Das Publikum als Hauptfilm
Neulich mal wieder aus reiner Kinolust einen wirklich schlimmen Film erwischt – und dabei doch unendlich viel gelernt und gelacht. Aber lautlos. Das gehörte zum Vergnügen nämlich dazu: dass es ein heimliches blieb. Nur konnte das Publikum zur Hauptattraktion werden, wie es eben nur im Kino als Ersatz möglich ist dafür, dass auf der Leinwand nur Dröges oder Blödes läuft.
„Paradise Hills“hieß der prominent besetzte Quatsch – wichtig ist nur, dass es bei der flauen FantasyFlause um die Bedeutung von weiblichen Rollenbildern, den Weg zu sich selbst und zur wahren Liebe geht. Und nun wähnten sich eben da zwei Freundinnen um die Volljährigkeitsgrenze so allein im Kino, dass sie nicht nur vor Filmbeginn in ihre Softgetränke pustend und dann prustend auch noch die letzte Eiswerbung so laut- wie meinungsstark kommentierten: Sie werteten, vermeintlich ja ganz unter sich, vor allem während der Vorstellung grundsätzlich die dargestellten Frauen- und Traummannbilder aus und im Detail praktisch jeden einzelnen Dialog. Da wurde dann schon mal leichte Kritik an Charakteren geäußert: „Boah, krass, so ’ne Bitch!“Da wurde immer wieder auch intensiv mit der Hauptdarstellerin und ihrer Männerauswahl gelitten: „Nee, Alda, glaub dem doch nicht!“Oder: „Woohoo, gib’s dem Lauch!“Und so.

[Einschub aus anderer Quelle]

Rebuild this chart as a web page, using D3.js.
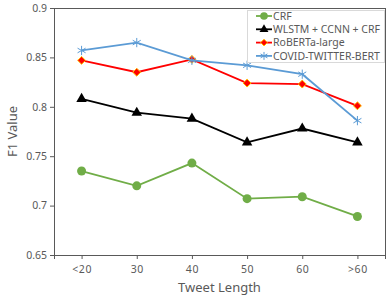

Das Duo jedenfalls schraubte sich gegenseitig in performatorische Höhen, als hätte es Publikum, gerade weil es meinte, es hätte keines.
Hatte es ja aber doch. Und so blieben noch zwei beachtliche Momente: die plötzliche Stille in Momenten von Erotik oder Romantik – offenbar nicht kommentierbar. Und die plötzliche Erkenntnis der beiden, ja doch nicht allein im Kino gewesen zu sein. Souveräne Reaktion: Kurzes Kreischen und dann totales Ablachen über die Situation und sich selbst. Große Performance!